DIRECTIVE: From the very first line of the data to the line containing "from bokeh.resources import INLINE", retype everything exactly, leaving the pictures behind.
━━━━━━━━
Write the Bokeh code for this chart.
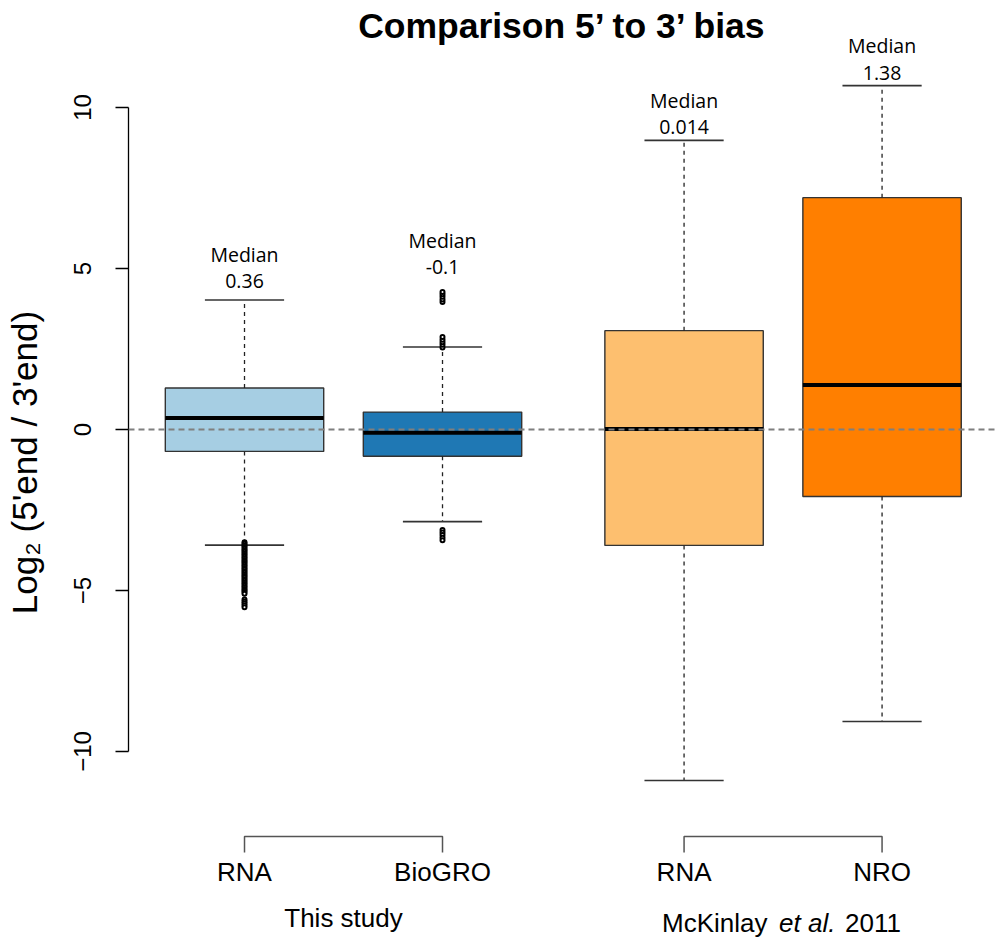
import math
from bokeh.plotting import figure
from bokeh.layouts import row
from bokeh.models import Range1d, LinearAxis, FixedTicker, Span, ColumnDataSource
from bokeh.core.properties import value
from bokeh.embed import file_html
from bokeh.resources import INLINE

# ---------------- data ----------------
title = "Comparison 5’ to 3’ bias"
y_title = "Log₂ (5'end / 3'end)"
samples = ["RNA", "BioGRO", "RNA", "NRO"]
group_names = ["This study", "McKinlay", "et al.", "2011"]
colors = ["#A6CEE3", "#1F78B4", "#FDBF6F", "#FF7F00"]
q1 = [-0.68, -0.83, -3.60, -2.08]
q3 = [1.29, 0.54, 3.07, 7.20]
medians = [0.36, -0.10, 0.014, 1.38]
whisker_lo = [-3.59, -2.86, -10.90, -9.07]
whisker_hi = [4.02, 2.56, 8.98, 10.68]
median_text = ["0.36", "-0.1", "0.014", "1.38"]
outliers_rna = [-3.50, -3.55, -3.60, -3.65, -3.70, -3.75, -3.80, -3.85, -3.90, -3.95,
                -4.00, -4.05, -4.10, -4.15, -4.20, -4.25, -4.30, -4.35, -4.40, -4.45,
                -4.50, -4.55, -4.60, -4.65, -4.70, -4.75, -4.80, -4.85, -4.90, -4.95,
                -5.00, -5.05, -5.10, -5.28, -5.34, -5.40, -5.46, -5.52]
outliers_biogro = [3.96, 4.04, 4.12, 4.20, 4.27, 2.55, 2.63, 2.71, 2.79, 2.87,
                   -3.12, -3.20, -3.28, -3.36, -3.44]
outliers_mck_rna = []
outliers_nro = []
outliers = [outliers_rna, outliers_biogro, outliers_mck_rna, outliers_nro]
y_ticks = [-10, -5, 0, 5, 10]

# ---------------- layout ----------------
positions = [1.0, 2.0, 3.22, 4.22]
half_w = 0.4
cap_w = 0.2
value_off = [-19, -25, -13, -13]   # px above the top of each box's data
word_gap = -27
H = 942

# left strip holding the y axis title
lab = figure(width=60, height=H, x_range=Range1d(0, 60), y_range=Range1d(0, H),
             output_backend="svg", toolbar_location=None,
             x_axis_location=None, y_axis_location=None,
             min_border_left=0, min_border_right=0, min_border_top=0, min_border_bottom=0)
lab.grid.visible = False
lab.outline_line_color = None
lab.text(x=[24], y=[H - 462], text=[y_title], angle=math.pi / 2, text_align="center",
         text_baseline="middle", text_font=value("Liberation Sans"),
         text_font_size="35px", text_color="black")

p = figure(width=937, height=H,
           x_range=Range1d(0.4141, 4.8030), y_range=Range1d(-15.932, 13.323),
           output_backend="svg", toolbar_location=None,
           x_axis_location=None, y_axis_location=None,
           min_border_left=68, min_border_right=0, min_border_top=0, min_border_bottom=0)
p.grid.visible = False
p.outline_line_color = None
p.background_fill_color = "white"
p.border_fill_color = "white"

yaxis = LinearAxis(ticker=FixedTicker(ticks=y_ticks), bounds=(-10, 10))
yaxis.major_label_overrides = {-10: "−10", -5: "−5", 0: "0", 5: "5", 10: "10"}
yaxis.major_label_orientation = "vertical"
yaxis.major_label_text_font = "Liberation Sans"
yaxis.major_label_text_font_size = "24px"
yaxis.major_label_text_color = "black"
yaxis.major_label_standoff = 24
yaxis.major_tick_out = 13
yaxis.major_tick_in = 0
yaxis.minor_tick_out = 0
yaxis.minor_tick_in = 0
yaxis.axis_line_color = "black"
yaxis.axis_line_width = 1.3
yaxis.major_tick_line_width = 1.3
yaxis.major_tick_line_color = "black"
p.add_layout(yaxis, "left")

# boxes
left = [x - half_w for x in positions]
right = [x + half_w for x in positions]
p.quad(left=left, right=right, bottom=q1, top=q3, fill_color=colors,
       line_color="#333333", line_width=1.4)
# whiskers
p.segment(x0=positions, y0=q3, x1=positions, y1=whisker_hi, line_color="#222222",
          line_width=1.3, line_dash="4 4")
p.segment(x0=positions, y0=q1, x1=positions, y1=whisker_lo, line_color="#222222",
          line_width=1.3, line_dash="4 4")
# caps
p.segment(x0=[x - cap_w for x in positions], y0=whisker_hi,
          x1=[x + cap_w for x in positions], y1=whisker_hi, line_color="#333333", line_width=1.6)
p.segment(x0=[x - cap_w for x in positions], y0=whisker_lo,
          x1=[x + cap_w for x in positions], y1=whisker_lo, line_color="#333333", line_width=1.6)
# medians
p.segment(x0=left, y0=medians, x1=right, y1=medians, line_color="black", line_width=4)

# outliers
ox, oy = [], []
for pos, vals in zip(positions, outliers):
    ox += [pos] * len(vals)
    oy += vals
p.scatter(x=ox, y=oy, marker="circle", size=4, fill_color="white",
          line_color="black", line_width=2)

# zero reference line
p.add_layout(Span(location=0, dimension="width", line_color="#7F7F7F",
                  line_dash="6 4", line_width=1.8))

# median annotations
tops = [max([whisker_hi[i]] + outliers[i]) for i in range(4)]
src = ColumnDataSource(dict(x=positions, y=tops, t=median_text,
                            off=value_off, off2=[v + word_gap for v in value_off],
                            w=["Median"] * 4))
p.text(x="x", y="y", text="t", y_offset="off", source=src, text_align="center",
       text_baseline="middle", text_font=value("Open Sans"), text_font_size="19.5px",
       text_color="black")
p.text(x="x", y="y", text="w", y_offset="off2", source=src, text_align="center",
       text_baseline="middle", text_font=value("Open Sans"), text_font_size="19.5px",
       text_color="black")

# title
mid_all = (positions[0] + positions[-1]) / 2
p.text(x=[mid_all], y=[12.53], text=[title], text_align="center", text_baseline="middle",
       text_font=value("Liberation Sans"), text_font_style="bold", text_font_size="35.5px",
       text_color="black")

# group brackets
BR_TOP, BR_BOT = -12.64, -13.14
pairs = [(positions[0], positions[1]), (positions[2], positions[3])]
p.multi_line(xs=[[a, a, b, b] for a, b in pairs],
             ys=[[BR_BOT, BR_TOP, BR_TOP, BR_BOT]] * 2, line_color="#555555", line_width=1.5)

# sample labels
p.text(x=positions, y=[-13.73] * 4, text=samples, text_align="center", text_baseline="middle",
       text_font=value("Liberation Sans"), text_font_size="26px", text_color="black")

# group labels
g1 = (positions[0] + positions[1]) / 2
g2 = (positions[2] + positions[3]) / 2
p.text(x=[g1], y=[-15.17], text=[group_names[0]], text_align="center", text_baseline="middle",
       text_font=value("Liberation Sans"), text_font_size="26px", text_color="black")
p.text(x=[g2], y=[-15.33], text=[group_names[1]], x_offset=-121, text_align="left",
       text_baseline="middle", text_font=value("Liberation Sans"), text_font_size="26px",
       text_color="black")
p.text(x=[g2], y=[-15.33], text=[group_names[2]], x_offset=-4, text_align="left",
       text_baseline="middle", text_font=value("Liberation Sans"), text_font_style="italic",
       text_font_size="26px", text_color="black")
p.text(x=[g2], y=[-15.33], text=[group_names[3]], x_offset=62, text_align="left",
       text_baseline="middle", text_font=value("Liberation Sans"), text_font_size="26px",
       text_color="black")

layout = row(lab, p, spacing=0)
open("out.html", "w").write(file_html(layout, INLINE))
━━━━━━━━
PROBLEM SOLUTION:
Write the Bokeh code for this chart.
import math
from bokeh.plotting import figure
from bokeh.layouts import row
from bokeh.models import Range1d, LinearAxis, FixedTicker, Span, ColumnDataSource
from bokeh.core.properties import value
from bokeh.embed import file_html
from bokeh.resources import INLINE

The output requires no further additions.